It may seem easy to design an idealistic workplace with perks like lenient dress codes, free snacks, and even Silicon Valley-levels of pampering (looking at you, Google bus), but the truth is a positive office culture is highly dependent having happy individuals working within it.
No amount of treats or incentives can outweigh a toxic office environment—the only solution is to recognize the counterproductive factors at play and address them head-on.
Building happy, productive workplaces is my passion, and that often means turning around ineffective ones. Here are the three trouble spots I scan for first to triage an office when things aren’t working.
Spend some time investigating ways to connect your employees and help them work together. The necessary response here is twofold: a leader must streamline operations in the workplace and invest in building up camaraderie between employees. The latter problem can be easily addressed with employee appreciation events, morale-boosting activities, and even team-building workshops.
To address the former, survey your staff to identify communication gaps. Is everyone communicating via email, leading to clogged inboxes and missed messages? Explore in-office chat options like the Google Suite or Microsoft Lync. Invest in software that allows employees to cowork remotely, and cut back on emails and meetings, which often prove inefficient.

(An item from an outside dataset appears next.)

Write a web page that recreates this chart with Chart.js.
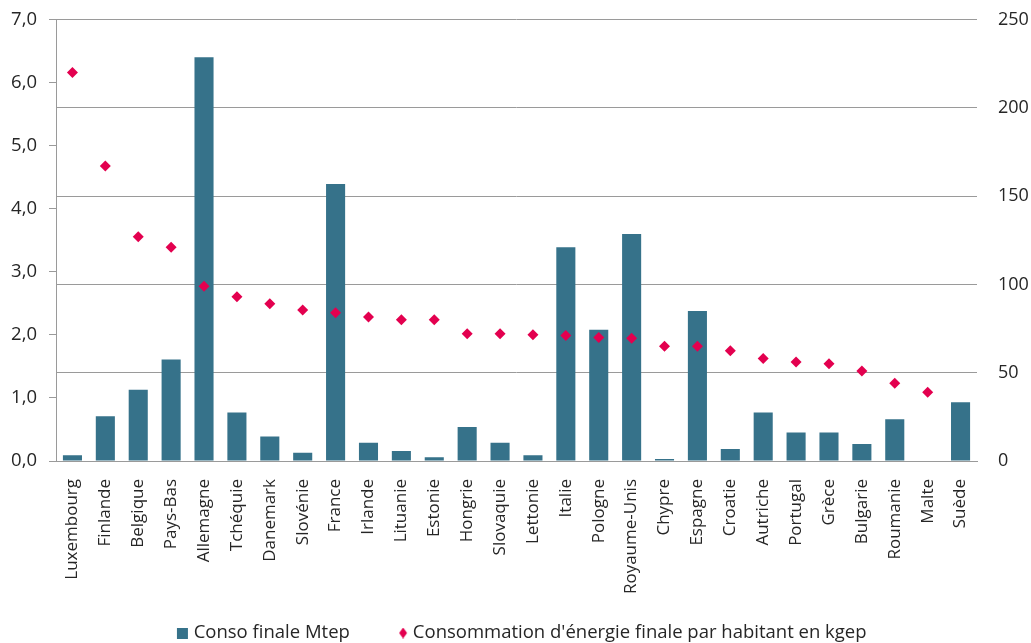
<!DOCTYPE html>
<html>
<head>
<meta charset="utf-8">
<script src="https://cdn.jsdelivr.net/npm/chart.js@4/dist/chart.umd.min.js"></script>
<style>
  html, body { margin: 0; padding: 0; background: #fff; }
  #wrap { width: 1031px; height: 643px; }
</style>
</head>
<body>
<div id="wrap"><canvas id="graficoConso" width="1031" height="643"></canvas></div>
<script>
const pays = ['Luxembourg', 'Finlande', 'Belgique', 'Pays-Bas', 'Allemagne', 'Tchéquie', 'Danemark',
  'Slovénie', 'France', 'Irlande', 'Lituanie', 'Estonie', 'Hongrie', 'Slovaquie', 'Lettonie',
  'Italie', 'Pologne', 'Royaume-Unis', 'Chypre', 'Espagne', 'Croatie', 'Autriche', 'Portugal',
  'Grèce', 'Bulgarie', 'Roumanie', 'Malte', 'Suède'];

// consommation finale en Mtep (axe de gauche)
const consoMtep = [0.09, 0.71, 1.13, 1.61, 6.40, 0.77, 0.39, 0.13, 4.39, 0.29, 0.16, 0.06, 0.54, 0.29,
  0.09, 3.39, 2.08, 3.60, 0.03, 2.38, 0.19, 0.77, 0.45, 0.45, 0.27, 0.66, 0, 0.93];

// consommation par habitant en kgep (axe de droite)
const parHabitant = [220, 167, 127, 121, 99, 93, 89, 85.5, 84, 81.5, 80, 80, 72, 72,
  71.5, 71, 70, 69.5, 65, 65, 62.5, 58, 56, 55, 51, 44, 39, null];

const ticksGauche = [0, 1, 2, 3, 4, 5, 6, 7];
const ticksDroite = [0, 50, 100, 150, 200, 250];

const bleu = '#36728a';
const rouge = '#e3004f';
const gris = '#9a9a9a';

Chart.defaults.font.family = "'Open Sans', sans-serif";
Chart.defaults.font.size = 17;
Chart.defaults.color = '#262626';

// marqueurs de légende : le symbole est calé à droite de sa case
const largeurCase = 34;
const largeurImage = 43;
function marqueCarre() {
  const c = document.createElement('canvas');
  c.width = largeurImage; c.height = 11;
  const ctx = c.getContext('2d');
  ctx.fillStyle = bleu;
  ctx.fillRect(largeurImage - 12, 0, 11, 11);
  return c;
}
function marqueLosange() {
  const c = document.createElement('canvas');
  c.width = largeurImage; c.height = 11;
  const ctx = c.getContext('2d');
  const x0 = largeurImage - 9;
  ctx.fillStyle = rouge;
  ctx.beginPath();
  ctx.moveTo(x0 + 4, 0); ctx.lineTo(x0 + 8, 5.5); ctx.lineTo(x0 + 4, 11); ctx.lineTo(x0, 5.5);
  ctx.closePath();
  ctx.fill();
  return c;
}
const carre = marqueCarre();
const losange = marqueLosange();

// les axes verticaux ne doivent pas réserver de marge en haut
function sansMarge(scale, largeur) {
  scale.width = largeur;
  scale.paddingTop = 0;
  scale.paddingBottom = 0;
}

const graficoConso = new Chart(document.querySelector('#graficoConso'), {
  data: {
    labels: pays,
    datasets: [{
      type: 'line',
      label: "Consommation d'énergie finale par habitant en kgep",
      data: parHabitant,
      yAxisID: 'y1',
      showLine: false,
      pointStyle: 'rectRot',
      pointRadius: 5.5,
      pointBackgroundColor: rouge,
      pointBorderWidth: 0,
      borderColor: rouge,
      backgroundColor: rouge
    }, {
      type: 'bar',
      label: 'Conso finale Mtep',
      data: consoMtep,
      yAxisID: 'y',
      backgroundColor: bleu,
      borderWidth: 0,
      categoryPercentage: 1,
      barPercentage: 0.58
    }]
  },
  options: {
    responsive: false,
    animation: false,
    layout: { padding: { top: 19.5, left: -14, right: 0, bottom: -9.25 } },
    plugins: {
      tooltip: { enabled: false },
      legend: {
        position: 'bottom',
        reverse: true,
        labels: {
          usePointStyle: true,
          boxHeight: 11,
          pointStyleWidth: largeurCase,
          padding: 19.75,
          font: { size: 18.5 },
          generateLabels: (chart) => {
            const items = Chart.defaults.plugins.legend.labels.generateLabels(chart);
            items.forEach((item) => {
              item.pointStyle = item.datasetIndex === 1 ? carre : losange;
            });
            return items;
          }
        }
      }
    },
    scales: {
      x: {
        grid: { display: false },
        border: { display: true, color: gris, width: 1 },
        ticks: { minRotation: 90, maxRotation: 90, autoSkip: false, padding: 10 },
        afterFit: (scale) => { scale.height = 143; }
      },
      y: {
        position: 'left',
        min: 0,
        max: 7,
        afterBuildTicks: (scale) => { scale.ticks = ticksGauche.map((v) => ({ value: v })); },
        ticks: {
          padding: 12,
          font: { size: 18.5 },
          callback: (v) => v.toFixed(1).replace('.', ',')
        },
        grid: { drawOnChartArea: false, drawTicks: true, tickLength: 7, color: gris },
        border: { display: true, color: gris, width: 1 },
        afterFit: (scale) => sansMarge(scale, 70)
      },
      y1: {
        position: 'right',
        min: 0,
        max: 250,
        afterBuildTicks: (scale) => { scale.ticks = ticksDroite.map((v) => ({ value: v })); },
        ticks: { padding: 21, font: { size: 18 } },
        grid: { drawOnChartArea: true, drawTicks: false, color: gris, lineWidth: 1 },
        border: { display: false },
        afterFit: (scale) => sansMarge(scale, 54)
      }
    }
  }
});
</script>
</body>
</html>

Amanda Poetker, a communications manager at online brainstorming and collaboration platform Stormboard, believes an internal collaboration program of some kind is a vital part of being a success at everything. Busyness isn’t the same as productivity—know the difference, and lean into the latter.
“Communication is key for good team work, especially for remote teams,” says Nick Zhou, CEO and cofounder of Everlasting Footprint, a platform that aims to preserve people’s life stories for future generations to see.
“Establish communication protocols first, and make sure everyone is following them. Run effective one-on-one meetings with your direct reports once a week. And remember that face-to-face meetings are more effective than video calls, video calls than phone calls, and phone calls than emails.”
It may seem hard to imagine a workplace where everyone is equal: by nature, employees are ranked, doing different jobs at different pay scales. But there’s an important nuance to maintaining the sense of equal treatment in an office leader’s management style.
“Every CEO has a passion, but truly every employee deserves to feel like part of something greater than themselves,” says Nicole Martin, CEO of consulting firm HRBoost. “To tap into the passion of any person, the leadership must establish a clear culture invitation. Businesses that fail to identify values and consistently live them will find talent walks with their feet.”
While employees may be doing different jobs of varying importance, all should be valued and treated as equals. Consistency is key: favoritism serves no function and can quickly erode morale.
Celebrate small and major victories, and dole out praise equally at all levels within the workplace. The easiest way to project an air of equality is to have clear, upfront policies and procedures that ensure everyone is treated fairly. Equally important is having clear, shared goals: if everyone’s working towards a common objective, everyone will feel invested with a victory in any department.
Calibrate your measures of success so they align with the unique goals and challenges in each level of your company. For a team leader, securing a big deal may warrant major celebrations; for an individual sales rep, a single sale merits its own recognition.
It’s very possible that 99% of an office may be happy, collaborative, and productive, but a single “Negative Nancy” is souring the office climate. This person could be responsible for social drama, or may not be pulling their weight on group projects. It could be an individual, or a clique of workers making the office an inhospitable place to spend eight-plus hours a day.
When assessing your workplace for a bad apple, don’t neglect the top of the ladder: An ineffective leader can be the most damaging, as negative attitudes or behaviors trickle down. A leader should embody the company’s values the most—one who fails to do so can lead an entire team astray.
Invest in keeping your office leaders on the ball. Train them frequently; include them in upper-level conversations and decisions. Reassert the company’s goals constantly, and be sure to embody them at the very top of the totem pole. Let it be enthusiasm for your business’s goals that trickles down.
“Enthusiasm and commitment are contagious,” says Anthony Vinci, CEO of app Findyr. “Good managers get in before their team or leave after their team. Great managers get in before and leave after their team.”
—Barry S. Saltzman is CEO of Saltzman Enterprise Group and has more than 30 years of executive experience in both public and private global companies. During Barry’s career he led multi-million dollar turnarounds, quadrupled revenue growth, and helmed global 100 companies in the industries of IT services and software distribution. He also speaks on business strategy and is a frequent guest expert, lending his entrepreneurial acumen to audiences of aspiring business leaders.